Under American copyright law, songwriters can reclaim ownership of copyrights they previously assigned to a music publisher 35 years after their original deal. That rule was passed in the late 1970s, and the 35 year term only applied to deals done after the new law was enacted (for existing copyrights the term was longer), so is only now really coming into effect. The Charles family, like a number of veteran songwriters, are now trying to exercise that right to reclaim control of their father’s works.

But the Foundation doesn’t want that to happen, because it would deprive it of the royalties it receives from the Warner publishing company. In trying to block the family’s termination notice (which tells the publisher the family wants their father’s copyrights back), the charity presented various arguments, including a deal between Charles and his children when he was alive regards their inheritance which, the Foundation says, stops the descendants from making new claims over their father’s estate now, and a claim that a 1980 renegotiation of Charles’s deal with Warner voided the termination right under US copyright law.

The Foundation also threw in the argument that some of Charles’s songs were written on a ‘work for hire’ basis while he was signed to Warner/Chappell, which would mean the copyrights in those songs would automatically belong to the publisher, rather than the publisher getting the rights via a pre-existing ‘assignment’ agreement with the musician. It’s an important distinction, because if works are created by an individual on a ‘work for hire’ basis, the employer is technically the creator, meaning the songwriter loses the right to reclaim their works after 35 years (because they were never their works to reclaim).

US copyright law is a bit vague as to what constitutes ‘work for hire’ in this context, and that question is likely to become a very big deal in the next few years, as more veteran artists exercise their 35 year opt-out right. Some publishers will likely claim (indeed a few already have) that some termination notices submitted by songwriters are not valid because works were created on a ‘work for hire’ basis.

Though, actually, this debate will be more significant in the record industry, because the record labels are convinced the 35 year opt-out provision has no relevance to them, because all sound recordings created under a traditional record contract are done so on a ‘work for hire’ basis, meaning recording artists have no claim under this bit of American copyright law. Some recording artists and their lawyers beg to differ though, and the whole “how do you define work for hire” debate could end up in court.

But back to the Charles case. While the Charles family will dispute any claims their father’s work was created on a work for hire basis, they also hit back at the Foundation’s lawsuit by saying, if the songs in question were indeed made work for hire, meaning Warner/Chappell was the creator, then only the publisher could try to block the family’s termination notice, because the charity wouldn’t have any official status to pursue such a claim, as a mere beneficiary of work created by the Warner entity.

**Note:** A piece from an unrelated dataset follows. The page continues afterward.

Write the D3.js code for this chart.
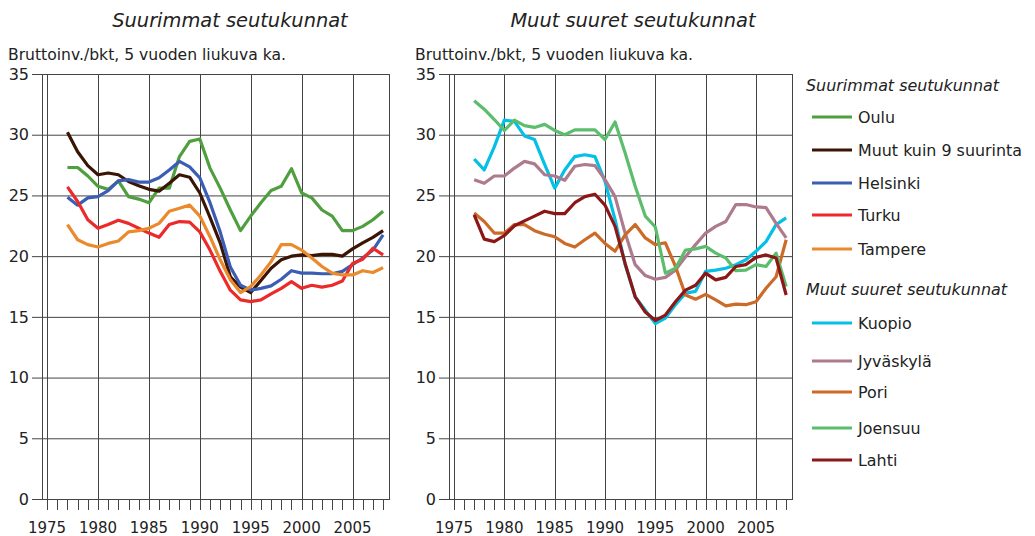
<!DOCTYPE html>
<html>
<head>
<meta charset="utf-8">
<script src="https://cdn.jsdelivr.net/npm/d3@7"></script>
<style>
  body { margin: 0; background: #fff; }
  svg text { font-family: "DejaVu Sans", sans-serif; fill: #222; }
</style>
</head>
<body>
<svg id="chart" width="1035" height="536"></svg>
<script>
const years = [1977, 1978, 1979, 1980, 1981, 1982, 1983, 1984, 1985, 1986, 1987, 1988, 1989, 1990,
  1991, 1992, 1993, 1994, 1995, 1996, 1997, 1998, 1999, 2000, 2001, 2002, 2003, 2004, 2005, 2006, 2007, 2008];
const yearLabels = [1975, 1980, 1985, 1990, 1995, 2000, 2005];
const yTicks = [0, 5, 10, 15, 20, 25, 30, 35];

// Suurimmat seutukunnat
const oulu = [27.3, 27.3, 26.6, 25.75, 25.5, 26.2, 24.9, 24.7, 24.4, 25.6, 25.6, 28.2, 29.45, 29.65,
  27.25, 25.6, 23.8, 22.1, 23.3, 24.4, 25.4, 25.75, 27.2, 25.2, 24.8, 23.8, 23.3, 22.1, 22.1, 22.45, 23.0, 23.7];
const muut9 = [30.2, 28.6, 27.45, 26.7, 26.85, 26.7, 26.15, 25.8, 25.5, 25.35, 26.0, 26.7, 26.5, 25.2,
  23.2, 21.1, 18.3, 17.45, 17.0, 18.0, 19.0, 19.7, 20.0, 20.1, 20.05, 20.15, 20.15, 20.0, 20.6, 21.1, 21.55, 22.1];
const helsinki = [24.85, 24.2, 24.8, 24.9, 25.4, 26.2, 26.3, 26.1, 26.1, 26.45, 27.1, 27.8, 27.35, 26.45,
  24.4, 22.0, 19.1, 17.6, 17.2, 17.35, 17.55, 18.1, 18.8, 18.6, 18.6, 18.55, 18.55, 18.75, 19.3, 19.85, 20.5, 21.75];
const turku = [25.7, 24.5, 23.0, 22.3, 22.6, 22.95, 22.7, 22.3, 21.9, 21.55, 22.6, 22.85, 22.8, 22.0,
  20.5, 18.75, 17.2, 16.4, 16.25, 16.4, 16.9, 17.35, 17.9, 17.35, 17.6, 17.45, 17.6, 17.95, 19.4, 19.75, 20.65, 20.1];
const tampere = [22.6, 21.35, 20.95, 20.75, 21.05, 21.25, 22.0, 22.1, 22.3, 22.7, 23.7, 23.95, 24.2, 23.3,
  21.6, 19.7, 18.05, 17.0, 17.5, 18.45, 19.55, 20.95, 20.95, 20.5, 19.85, 19.15, 18.6, 18.45, 18.45, 18.8, 18.65, 19.05];

// Muut suuret seutukunnat
const kuopio = [28.0, 27.1, 29.0, 31.2, 31.1, 29.9, 29.6, 27.55, 25.6, 27.1, 28.2, 28.35, 28.2, 26.15,
  23.0, 19.3, 16.65, 15.55, 14.45, 14.9, 16.0, 16.95, 17.1, 18.75, 18.85, 19.0, 19.3, 19.7, 20.4, 21.2, 22.6, 23.15];
const jyvaskyla = [26.3, 26.0, 26.6, 26.6, 27.25, 27.8, 27.6, 26.7, 26.6, 26.25, 27.4, 27.55, 27.45, 26.3,
  24.9, 21.9, 19.3, 18.4, 18.1, 18.25, 18.85, 19.95, 20.95, 21.9, 22.45, 22.85, 24.25, 24.25, 24.05, 24.0, 22.7, 21.5];
const pori = [23.55, 22.85, 21.9, 21.9, 22.6, 22.6, 22.1, 21.8, 21.6, 21.05, 20.75, 21.35, 21.9, 21.05,
  20.4, 21.75, 22.6, 21.5, 20.95, 21.1, 19.15, 16.8, 16.45, 16.85, 16.4, 15.9, 16.05, 16.0, 16.25, 17.35, 18.3, 21.35];
const joensuu = [32.8, 32.1, 31.25, 30.35, 31.2, 30.75, 30.6, 30.85, 30.35, 30.0, 30.4, 30.4, 30.4, 29.6,
  31.05, 28.5, 25.75, 23.3, 22.4, 18.6, 19.0, 20.5, 20.6, 20.8, 20.25, 19.85, 18.8, 18.85, 19.3, 19.15, 20.25, 17.5];
const lahti = [23.4, 21.4, 21.2, 21.7, 22.5, 22.9, 23.3, 23.7, 23.5, 23.5, 24.4, 24.9, 25.1, 24.2,
  22.45, 19.4, 16.65, 15.4, 14.7, 15.15, 16.25, 17.2, 17.6, 18.6, 18.05, 18.25, 19.15, 19.3, 19.9, 20.1, 19.85, 16.8];

const groupA = [
  {name: "Oulu", values: oulu, color: "#4f9f3f"},
  {name: "Muut kuin 9 suurinta", values: muut9, color: "#3a1506"},
  {name: "Helsinki", values: helsinki, color: "#3b5db3"},
  {name: "Turku", values: turku, color: "#ec2a2a"},
  {name: "Tampere", values: tampere, color: "#ea8a2c"}
];
const groupB = [
  {name: "Kuopio", values: kuopio, color: "#04bfe6"},
  {name: "Jyväskylä", values: jyvaskyla, color: "#ad7a8e"},
  {name: "Pori", values: pori, color: "#cc6a28"},
  {name: "Joensuu", values: joensuu, color: "#5cbd6c"},
  {name: "Lahti", values: lahti, color: "#8c1717"}
];

const svg = d3.select("#chart");

function panel(left, right, title, titleX, series) {
  const top = 74, bottom = 499;
  const x = d3.scaleLinear().domain([1974.5, 2008.58]).range([left, right]);
  const y = d3.scaleLinear().domain([0, 35]).range([bottom, top]);
  const g = svg.append("g");

  g.append("text")
    .attr("x", titleX).attr("y", 27)
    .attr("text-anchor", "middle")
    .style("font-style", "italic").style("font-size", "19.4px")
    .text(title);
  g.append("text")
    .attr("x", left - 34).attr("y", 60)
    .style("font-size", "15.6px")
    .text("Bruttoinv./bkt, 5 vuoden liukuva ka.");

  // horizontal grid
  g.selectAll(".hgrid").data(yTicks).join("line")
    .attr("x1", left - 10).attr("x2", right)
    .attr("y1", d => y(d) + 0.5).attr("y2", d => y(d) + 0.5)
    .attr("stroke", "#444").attr("stroke-width", 1);
  g.selectAll(".ylab").data(yTicks).join("text")
    .attr("x", left - 13).attr("y", d => y(d))
    .attr("dy", "0.36em").attr("text-anchor", "end")
    .style("font-size", "16px")
    .text(d => d);

  // vertical grid
  g.selectAll(".vgrid").data(yearLabels).join("line")
    .attr("x1", d => Math.round(x(d)) + 0.5).attr("x2", d => Math.round(x(d)) + 0.5)
    .attr("y1", top).attr("y2", bottom)
    .attr("stroke", "#444").attr("stroke-width", 1);
  // frame
  g.append("rect")
    .attr("x", left + 0.5).attr("y", top + 0.5)
    .attr("width", right - left).attr("height", bottom - top)
    .attr("fill", "none").attr("stroke", "#444");

  // year ticks
  const tickYears = d3.range(1975, 2009);
  g.selectAll(".xtick").data(tickYears).join("line")
    .attr("x1", d => Math.round(x(d)) + 0.5).attr("x2", d => Math.round(x(d)) + 0.5)
    .attr("y1", bottom).attr("y2", bottom + 11)
    .attr("stroke", "#444");
  g.selectAll(".xlab").data(yearLabels).join("text")
    .attr("x", d => x(d)).attr("y", 533)
    .attr("text-anchor", "middle")
    .style("font-size", "15px")
    .text(d => d);

  const line = d3.line()
    .x((d, i) => x(years[i]))
    .y(d => y(d));
  g.selectAll(".series").data(series).join("path")
    .attr("d", d => line(d.values))
    .attr("fill", "none")
    .attr("stroke", d => d.color)
    .attr("stroke-width", 3.2)
    .attr("stroke-linejoin", "round");
}

panel(42, 389, "Suurimmat seutukunnat", 230, groupA);
panel(449, 792, "Muut suuret seutukunnat", 633, groupB);

// legend
const legend = svg.append("g");
function legendBlock(title, ty, series, rows) {
  legend.append("text")
    .attr("x", 806).attr("y", ty)
    .style("font-style", "italic").style("font-size", "15.9px")
    .text(title);
  series.forEach((s, i) => {
    const yy = rows[i];
    legend.append("line")
      .attr("x1", 812).attr("x2", 852)
      .attr("y1", yy).attr("y2", yy)
      .attr("stroke", s.color).attr("stroke-width", 3);
    legend.append("text")
      .attr("x", 858).attr("y", yy).attr("dy", "0.36em")
      .style("font-size", "15.9px")
      .text(s.name);
  });
}
legendBlock("Suurimmat seutukunnat", 91, groupA, [117, 150, 183, 215, 249]);
legendBlock("Muut suuret seutukunnat", 295, groupB, [323, 361, 392, 428, 460]);
</script>
</body>
</html>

It’s another area where American copyright law is ambiguous, though the judge hearing the case last month basically agreed with the Charles family’s viewpoint on that issue. Which means, according to Billboard, the Foundation has changed its mind, and is now saying the disputed songs were not made on a ‘work for hire’ basis, but were created by Charles and the copyrights assigned to the publisher. Whether such a fundamental change of position will damage the Foundation’s wider claim remains to be seen, the Charles family seem to hope so.

It also remains to be seen where this dispute goes next. Some had expected the case to provide some interesting insight on the ‘work for hire’ issue, which could have ramifications for other publishers and especially labels trying to block 35 year termination notices. Though if both sides in this lawsuit now agree the Charles songs were not created as a work for hire, it may have less relevance on that wider issue moving forward.